Directional stability at speed is usually good, regardless of crosswinds and road surfaces. The car can be controlled with a fingertip on a good road, and gentle curves call for, no extra force. Under racing conditions, a reduction of steering-wheel work can be achieved by throttle steering, but even on a normal road it pays to look ahead, and with intelligent driving, it is possible to reduce the physical effort considerably.

Caution when using the brakes on a slippery surface is imperative. the 12-inch disks have no power booster, but so little pedal effort is required that under extreme conditions most drivers are likely to apply too much force on the pedal rather than not enough. The ultimate stopping power on a dry surface is limited by locking of the rear wheels. The hand-brake is well placed and comfortable in use, but it is not of the fly-off type as on Ace-Bristols.

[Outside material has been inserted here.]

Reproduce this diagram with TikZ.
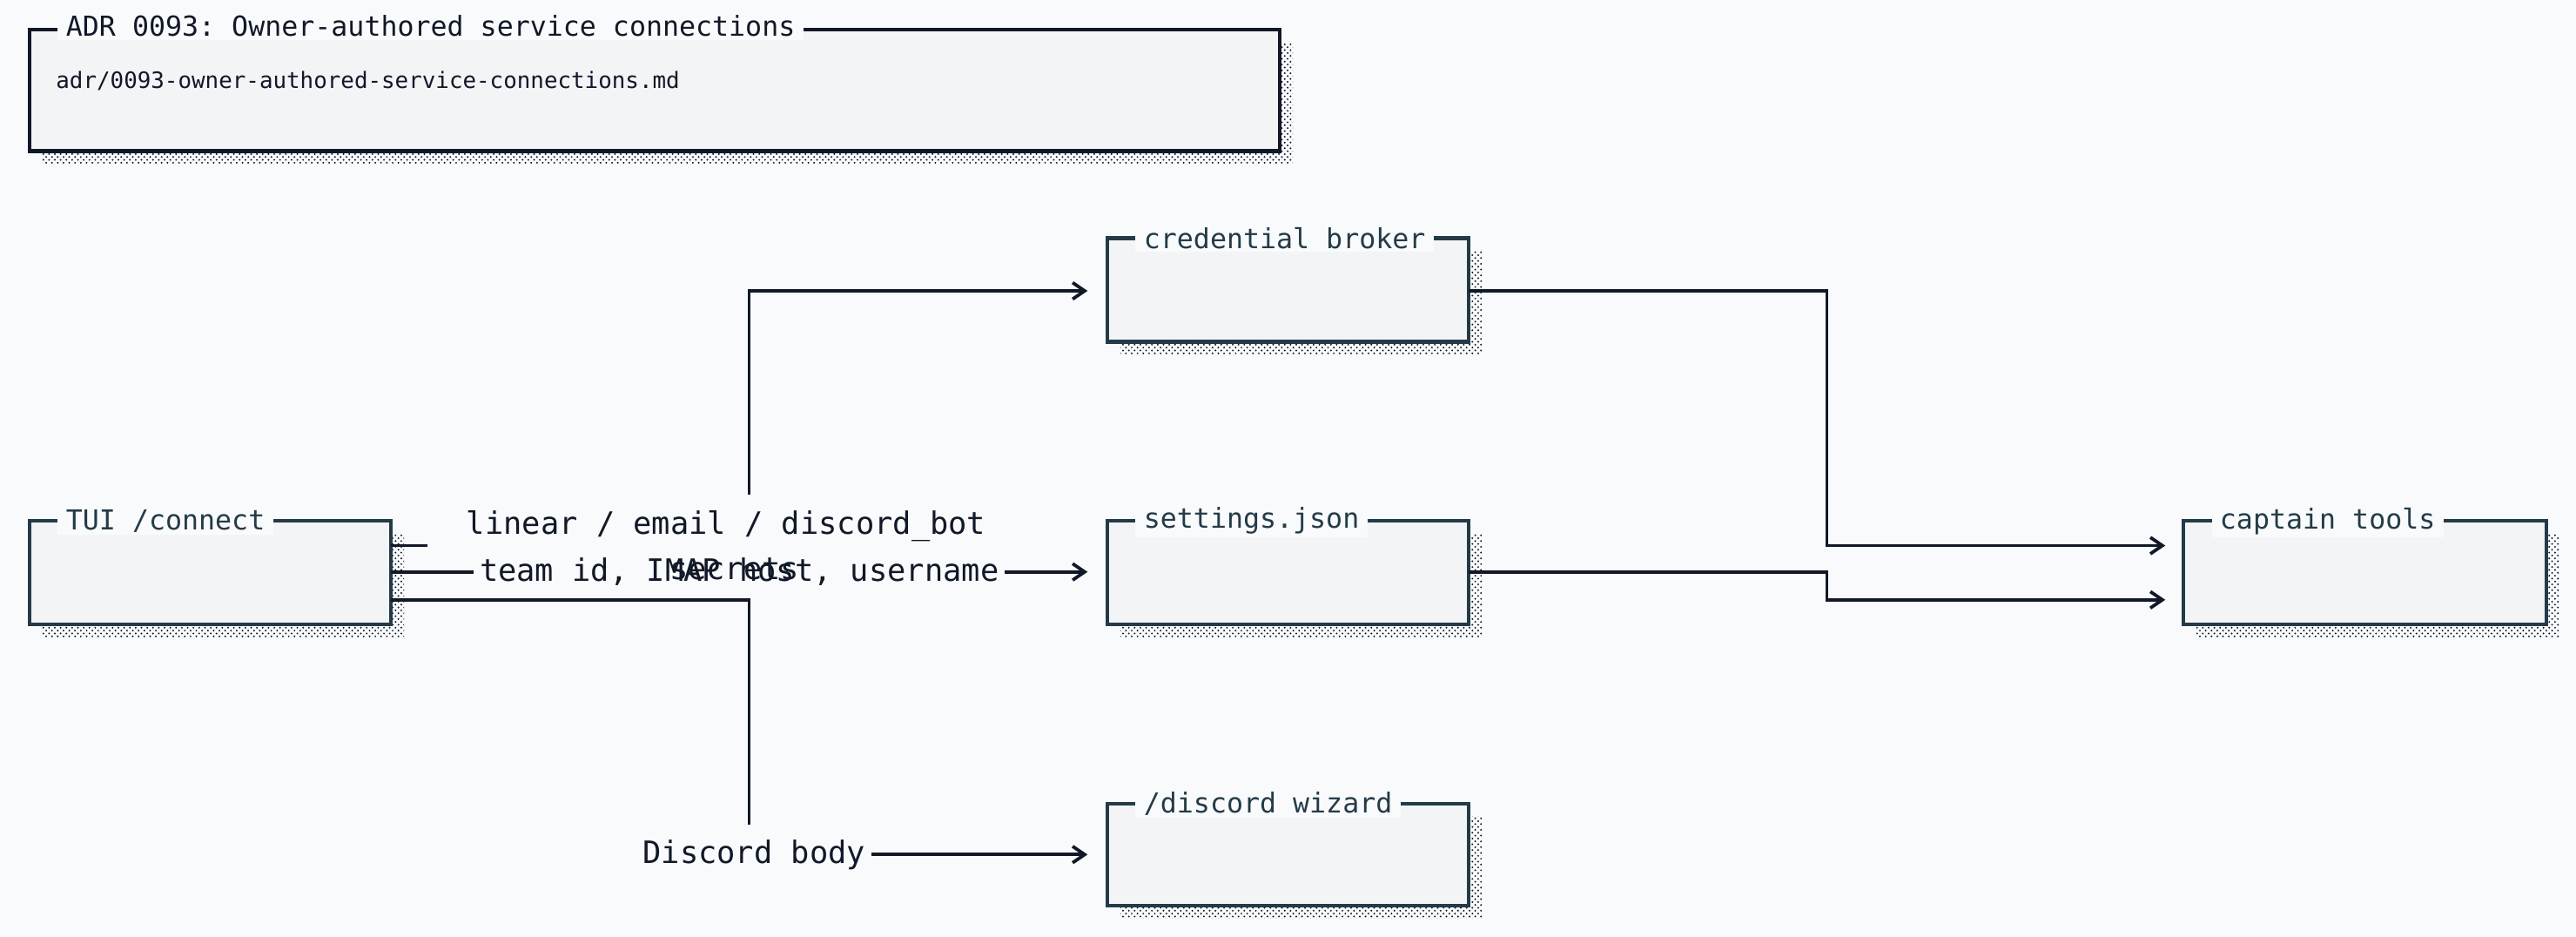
\documentclass[tikz,border=0pt]{standalone}
\usepackage{fontspec}
\setmonofont{DejaVu Sans Mono}
\usetikzlibrary{patterns,arrows.meta}
\definecolor{bg}{HTML}{F8FAFC}
\definecolor{boxf}{HTML}{F3F4F6}
\definecolor{bord}{HTML}{243B47}
\definecolor{ink}{HTML}{111827}
\tikzset{
  box/.style={draw=bord,line width=0.7mm,fill=boxf},
  shad/.style={pattern=crosshatch dots,pattern color=ink},
  ttl/.style={anchor=west,fill=bg,inner xsep=1.5mm,inner ysep=0.5mm,font=\ttfamily\fontsize{14.3}{16}\selectfont,text=bord},
  lbl/.style={font=\ttfamily\fontsize{16}{18}\selectfont,text=ink,inner sep=1mm},
  wire/.style={draw=ink,line width=0.6mm},
  arr/.style={wire,-{Straight Barb[length=2.2mm,width=3mm]}}
}
\begin{document}
\begin{tikzpicture}[x=0.3mm,y=-0.3mm]
\fill[bg] (0,0) rectangle (1568,570);
\useasboundingbox (0,0) rectangle (1568,570);
\newcommand{\mybox}[6]{%
  \fill[shad] (#2+8,#3+8) rectangle (#4+8,#5+8);
  \draw[box] (#2,#3) rectangle (#4,#5);
  \coordinate (#1) at ({(#2+#4)/2},{(#3+#5)/2});
  \node[ttl] (#1t) at (#2+17,#3) {#6};}
% ADR
\fill[shad] (26,26) rectangle (787,100);
\draw[draw=ink,line width=0.7mm,fill=boxf] (18,18) rectangle (779,92);
\node[ttl,text=ink] (adrt) at (35,16) {ADR 0093: Owner-authored service connections};
\node[anchor=west,font=\ttfamily\fontsize{11.7}{13}\selectfont,text=ink] (adrp) at (30,49) {adr/0093-owner-authored-service-connections.md};
\mybox{cb}{674}{145}{894}{208}{credential broker}
\mybox{sj}{674}{317}{894}{380}{settings.json}
\mybox{dw}{674}{489}{894}{551}{/discord wizard}
\mybox{tui}{18}{317}{238}{380}{TUI /connect}
\mybox{ct}{1329}{317}{1550}{380}{captain tools}
% labels
\node[lbl] (sec) at (447,346) {secrets};
\node[lbl] (l1) at (442,320) {linear / email / discord\_bot};
\node[lbl] (l2) at (450,348) {team id, IMAP host, username};
\node[lbl] (l3) at (459,520) {Discord body};
% edges
\draw[wire] (238,332) -- (260,332);
\draw[arr] (456,301) -- (456,177) -- (662,177);
\draw[wire] (238,348) -- (l2.west);
\draw[arr] (l2.east) -- (662,348);
\draw[wire] (238,365) -- (456,365) -- (456,502);
\draw[arr] (l3.east) -- (662,520);
\draw[arr] (894,177) -- (1112,177) -- (1112,332) -- (1318,332);
\draw[arr] (894,348) -- (1112,348) -- (1112,365) -- (1318,365);
\end{tikzpicture}
\end{document}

Without going the whole hog, HRG-fashion, the AC Cobra has a well-equipped instrument panel, with gauges to tell you the temperature of the oil as well as the water, large dials for MPH and RPM, and an oil pressure gauge--but why the clock? It is obscured by the driver's right fist most of the time, and when a clock is needed, it would hardly be considered reliable enough anyhow.

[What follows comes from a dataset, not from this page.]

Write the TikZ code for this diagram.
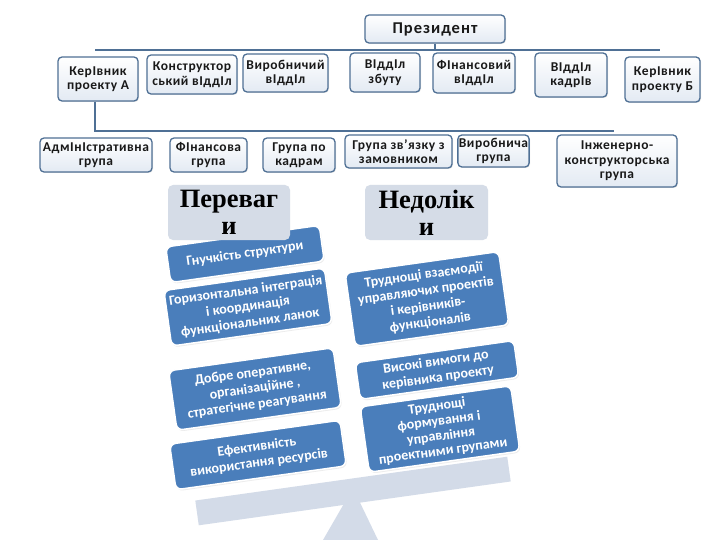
\documentclass[tikz,border=0pt]{standalone}
\usepackage{fontspec}
\setmainfont{Carlito}
\newfontfamily\serifb{Liberation Serif}
\usetikzlibrary{shadows}
\definecolor{orgline}{HTML}{4F7095}
\definecolor{orgfill}{HTML}{E3EAF3}
\definecolor{bluebx}{HTML}{4A7EBB}
\definecolor{greybx}{HTML}{D5DCE7}
\definecolor{plankc}{HTML}{D3DBE8}
\tikzset{
  orgbox/.style={draw=orgline, line width=1.3pt, rounded corners=4pt,
    top color=white, bottom color=orgfill, align=center, text=black!90,
    font=\addfontfeatures{LetterSpace=4}\fontsize{13.5}{14.5}\selectfont\bfseries,
    inner sep=1pt, drop shadow={opacity=0.2, shadow xshift=1pt, shadow yshift=-1pt}},
  bluebox/.style={fill=bluebx, draw=white, line width=1.5pt, rounded corners=6pt,
    rotate=8, align=center, text=white, font=\fontsize{14}{16}\selectfont\bfseries,
    inner sep=1pt, drop shadow={opacity=0.15, shadow xshift=1pt, shadow yshift=-1.5pt}},
  greybox/.style={fill=greybx, rounded corners=5pt, align=center, text=black,
    font=\serifb\fontsize{26.5}{27}\selectfont\bfseries},
  conn/.style={draw=orgline, line width=2pt},
}
\begin{document}
\begin{tikzpicture}[x=1pt,y=-1pt]
\useasboundingbox (0,0) rectangle (720,540);
\fill[white] (0,0) rectangle (720,540);
% balance
\fill[plankc] (323,540) -- (378,540) -- (353,488) -- cycle;
\node[fill=plankc, rotate=8, minimum width=315pt, minimum height=25pt, inner sep=0pt] (plank) at (353,491) {};
% org chart
\node[orgbox, minimum width=140pt, minimum height=28pt, font=\addfontfeatures{LetterSpace=6}\fontsize{16.5}{17}\selectfont\bfseries] (pres) at (435,29) {Президент};
\coordinate (tl) at (95,50);
\coordinate (tr) at (660,50);
\draw[conn] (tl) -- (tr);
\draw[conn] (pres.south) -- (pres.south |- tl);
\node[orgbox, minimum width=80pt, minimum height=44pt] (kA) at (98,79) {КерІвник\\проекту А};
\node[orgbox, minimum width=90pt, minimum height=39pt] (kons) at (192,74.5) {Конструктор\\ський вІддІл};
\node[orgbox, minimum width=85pt, minimum height=38pt] (vyr) at (285.5,73) {Виробничий\\вІддІл};
\node[orgbox, minimum width=70pt, minimum height=39pt] (zbut) at (385,72.5) {ВІддІл\\збуту};
\node[orgbox, minimum width=82pt, minimum height=40pt] (fin) at (474,73) {ФІнансовий\\вІддІл};
\node[orgbox, minimum width=72pt, minimum height=44pt] (kadry) at (571,75) {ВІддІл\\кадрІв};
\node[orgbox, minimum width=75pt, minimum height=45pt] (kB) at (662.5,79.5) {КерІвник\\проекту Б};
\coordinate (bl) at (95,131);
\coordinate (br) at (614,131);
\draw[conn] (kA.south -| bl) -- (bl) -- (br);
\node[orgbox, minimum width=112pt, minimum height=34pt] (adm) at (96,155) {АдмІнІстративна\\група};
\node[orgbox, minimum width=77pt, minimum height=34pt] (fing) at (208.5,155) {ФІнансова\\група};
\node[orgbox, minimum width=72pt, minimum height=34pt] (grk) at (299,155) {Група по\\кадрам};
\node[orgbox, minimum width=107pt, minimum height=33pt] (zv) at (398.5,151.5) {Група зв’язку з\\замовником};
\node[orgbox, minimum width=63pt, minimum height=32pt] (vyrg) at (493.5,151) {Виробнича\\група};
\node[orgbox, minimum width=120pt, minimum height=52pt] (ing) at (617,161) {Інженерно-\\конструкторська\\група};
% blue boxes
\node[bluebox, minimum width=155pt, minimum height=36pt] (l1) at (245,254) {Гнучкість структури};
\node[bluebox, minimum width=162pt, minimum height=56pt] (l2) at (248,307) {Горизонтальна інтеграція\\і координація\\функціональних ланок};
\node[bluebox, minimum width=166pt, minimum height=60pt] (l3) at (255,389) {Добре оперативне,\\організаційне ,\\стратегічне реагування};
\node[bluebox, minimum width=172pt, minimum height=46pt] (l4) at (258,455) {Ефективність\\використання ресурсів};
\node[bluebox, minimum width=155pt, minimum height=74pt] (r1) at (427,299) {Труднощі взаємодії\\управляючих проектів\\і керівників-\\функціоналів};
\node[bluebox, minimum width=160pt, minimum height=37pt] (r2) at (437,370) {Високі вимоги до\\керівника проекту};
\node[bluebox, minimum width=152pt, minimum height=66pt, font=\fontsize{14}{15}\selectfont\bfseries] (r3) at (440,429) {Труднощі\\формування і\\управління\\проектними групами};
% grey headers
\node[greybox, minimum width=122pt, minimum height=55pt] (per) at (229,212.5) {Переваг\\и};
\node[greybox, minimum width=123pt, minimum height=55pt] (ned) at (426.5,212.5) {Недолік\\и};
\end{tikzpicture}
\end{document}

There is a roomy (relatively) glove box, but we were surprised to find there's no map-reading light.

English soft tops usually sacrifice a lot on the altar of lightness, and that of the AC Cobra is no exception. It is not flimsy, and the fastening is clever, but there is continual buffeting, rattles from the side windows, drafts and leaks everywhere. In addition to the side clips at the windshield edges, there is a slide at the center of the top of the windshield frame, with the nailheads on the top securely fastened. The frame for the top is removable and may be stored separately in the trunk.

Every time we test a genuine 150-mph road car, the question crops up whether there is really adequate justification for their existence. In every case we have been convinced that there is. For people who enjoy travelling fast, the tremendous importance as a safety factor of a generous power reserve at all times cannot be overestimated. High-speed highway merges becomes routine and overtaking distances becomes amazingly short, so if not used, the 150-mph sports car can be the safest yet simultaneously the fastest (it goes without saying) car on the road.

The AC Cobra is not as sophisticated or as well-integrated as the cars it is competing with both in price and in racing classification. It will be interesting to see if the phenomenal performance bias will "bring the car off" as a commercial success. Commercial or not, the haircurling level of performance the Cobra provides will certainly give the ranks of big production-car racers pensive moments.